--- Begin ---
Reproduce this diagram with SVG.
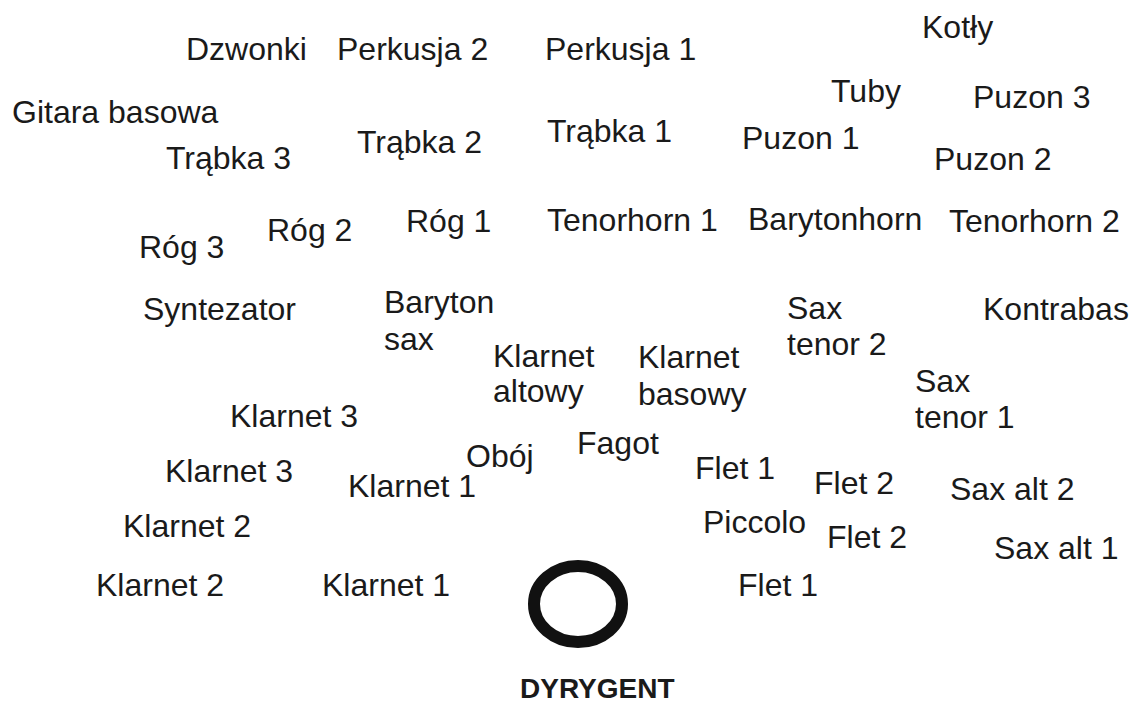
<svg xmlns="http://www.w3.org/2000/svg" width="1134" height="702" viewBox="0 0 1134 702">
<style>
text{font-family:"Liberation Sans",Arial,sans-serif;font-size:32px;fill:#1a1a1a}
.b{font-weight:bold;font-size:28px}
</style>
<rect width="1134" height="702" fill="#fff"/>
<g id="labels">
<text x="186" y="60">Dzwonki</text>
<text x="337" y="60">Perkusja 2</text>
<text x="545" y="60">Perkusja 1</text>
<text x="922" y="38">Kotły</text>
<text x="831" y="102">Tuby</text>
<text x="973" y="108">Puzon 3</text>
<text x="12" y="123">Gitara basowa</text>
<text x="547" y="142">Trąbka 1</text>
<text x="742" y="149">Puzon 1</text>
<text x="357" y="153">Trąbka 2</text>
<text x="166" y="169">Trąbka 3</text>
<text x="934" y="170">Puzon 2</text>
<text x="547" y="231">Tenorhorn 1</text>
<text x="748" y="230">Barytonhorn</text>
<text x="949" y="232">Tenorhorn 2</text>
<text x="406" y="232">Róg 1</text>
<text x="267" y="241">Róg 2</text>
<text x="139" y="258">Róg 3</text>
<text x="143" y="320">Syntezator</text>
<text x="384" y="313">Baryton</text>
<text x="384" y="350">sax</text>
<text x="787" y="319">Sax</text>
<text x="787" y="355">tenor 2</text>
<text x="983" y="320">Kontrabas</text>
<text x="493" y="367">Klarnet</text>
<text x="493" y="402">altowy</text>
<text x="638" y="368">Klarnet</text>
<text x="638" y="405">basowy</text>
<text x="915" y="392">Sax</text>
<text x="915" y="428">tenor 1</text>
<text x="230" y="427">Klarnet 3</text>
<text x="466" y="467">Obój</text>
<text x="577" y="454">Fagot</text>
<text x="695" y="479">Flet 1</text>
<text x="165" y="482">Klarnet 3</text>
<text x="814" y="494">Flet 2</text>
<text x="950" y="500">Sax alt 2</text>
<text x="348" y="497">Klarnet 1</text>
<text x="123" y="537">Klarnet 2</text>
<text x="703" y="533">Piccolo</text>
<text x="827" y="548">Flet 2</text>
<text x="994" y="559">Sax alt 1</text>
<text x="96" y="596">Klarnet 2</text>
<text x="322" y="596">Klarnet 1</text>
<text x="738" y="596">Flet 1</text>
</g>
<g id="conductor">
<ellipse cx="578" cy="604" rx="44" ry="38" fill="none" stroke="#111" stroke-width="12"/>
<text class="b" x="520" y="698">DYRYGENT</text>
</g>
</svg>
--- End ---
• WORK TO DO:
Repeat the lines above exactly, and keep every picture out.

• EXERCISE RESPONSE:
Reproduce this diagram with SVG.
<svg xmlns="http://www.w3.org/2000/svg" width="1134" height="702" viewBox="0 0 1134 702">
<style>
text{font-family:"Liberation Sans",Arial,sans-serif;font-size:32px;fill:#1a1a1a}
.b{font-weight:bold;font-size:28px}
</style>
<rect width="1134" height="702" fill="#fff"/>
<g id="labels">
<text x="186" y="60">Dzwonki</text>
<text x="337" y="60">Perkusja 2</text>
<text x="545" y="60">Perkusja 1</text>
<text x="922" y="38">Kotły</text>
<text x="831" y="102">Tuby</text>
<text x="973" y="108">Puzon 3</text>
<text x="12" y="123">Gitara basowa</text>
<text x="547" y="142">Trąbka 1</text>
<text x="742" y="149">Puzon 1</text>
<text x="357" y="153">Trąbka 2</text>
<text x="166" y="169">Trąbka 3</text>
<text x="934" y="170">Puzon 2</text>
<text x="547" y="231">Tenorhorn 1</text>
<text x="748" y="230">Barytonhorn</text>
<text x="949" y="232">Tenorhorn 2</text>
<text x="406" y="232">Róg 1</text>
<text x="267" y="241">Róg 2</text>
<text x="139" y="258">Róg 3</text>
<text x="143" y="320">Syntezator</text>
<text x="384" y="313">Baryton</text>
<text x="384" y="350">sax</text>
<text x="787" y="319">Sax</text>
<text x="787" y="355">tenor 2</text>
<text x="983" y="320">Kontrabas</text>
<text x="493" y="367">Klarnet</text>
<text x="493" y="402">altowy</text>
<text x="638" y="368">Klarnet</text>
<text x="638" y="405">basowy</text>
<text x="915" y="392">Sax</text>
<text x="915" y="428">tenor 1</text>
<text x="230" y="427">Klarnet 3</text>
<text x="466" y="467">Obój</text>
<text x="577" y="454">Fagot</text>
<text x="695" y="479">Flet 1</text>
<text x="165" y="482">Klarnet 3</text>
<text x="814" y="494">Flet 2</text>
<text x="950" y="500">Sax alt 2</text>
<text x="348" y="497">Klarnet 1</text>
<text x="123" y="537">Klarnet 2</text>
<text x="703" y="533">Piccolo</text>
<text x="827" y="548">Flet 2</text>
<text x="994" y="559">Sax alt 1</text>
<text x="96" y="596">Klarnet 2</text>
<text x="322" y="596">Klarnet 1</text>
<text x="738" y="596">Flet 1</text>
</g>
<g id="conductor">
<ellipse cx="578" cy="604" rx="44" ry="38" fill="none" stroke="#111" stroke-width="12"/>
<text class="b" x="520" y="698">DYRYGENT</text>
</g>
</svg>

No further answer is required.